Report: iTunes Pressuring Record Labels Away From Amazon
Looks like the potential for Amazon’s mp3 store might have some at Apple’s iTunes store a little worried. A new report claims that iTunes has been using its leverage to keep the record labels from making potentially high-profile deals with Amazon.
According to Billboard, iTunes weren’t very happy when major artists started showing up in Amazon’s deeply discounted “Daily Deal,” which since its inception had grown from a bargain bin to, according to a source for the story, “something where the labels make arrangements to provide an exclusive selling window with Amazon for a big release expected to do a lot of business on street date.”
As the Daily Deal grew in importance, Amazon reportedly began requesting exclusive promotion and early release dates from the record labels. And iTunes was apparently unhappy about seeing Amazon making their money.

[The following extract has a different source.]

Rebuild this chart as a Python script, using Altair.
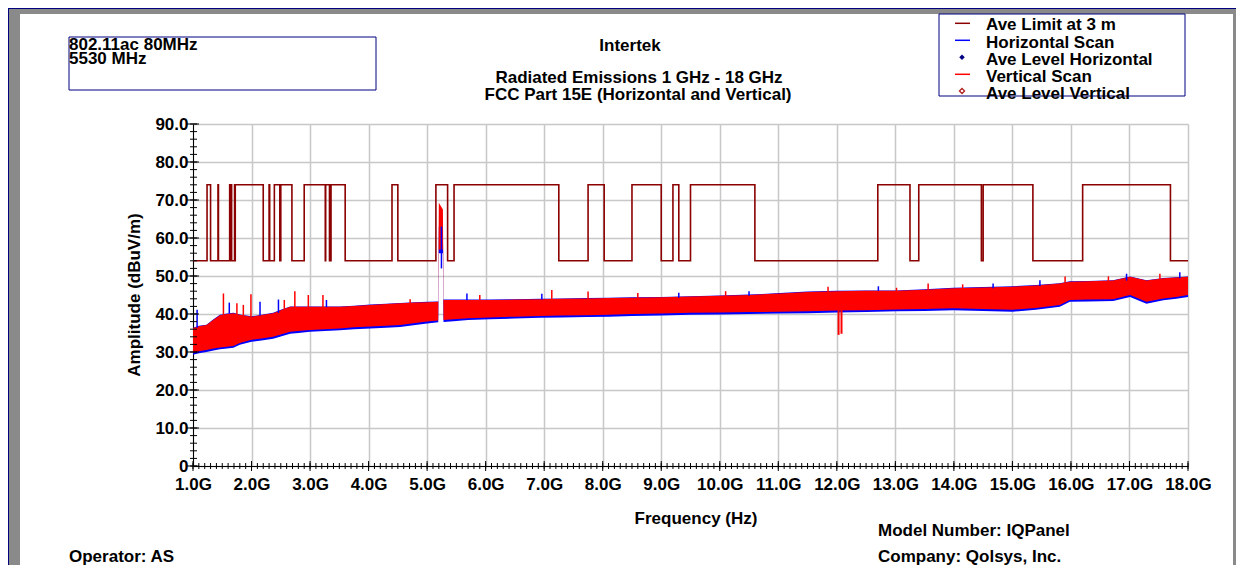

To combat any further losses to Amazon, the article claims that iTunes started telling the record companies that they would withdraw their promotion of any albums or artists made available through the Daily Deal.
In an effort to continue with Daily Deals, Amazon has reportedly been tweaking their promotions, no longer requesting early release dates.
Billboard points out that there may be a happy medium, with record companies utilizing Amazon’s Daily Deals for albums that wouldn’t receive the same priority placement on iTunes.
“The whole issue is a kind of interesting dynamic,” the story quotes a senior major-label distribution executive as saying. “Amazon is fighting a guerrilla war against iTunes, and now iTunes is getting frustrated because they work hard to set up and promote a release weeks in advance of the street date, and then lo and behold, Amazon jumps in there with this deal of the day and scrapes off some of the cream.”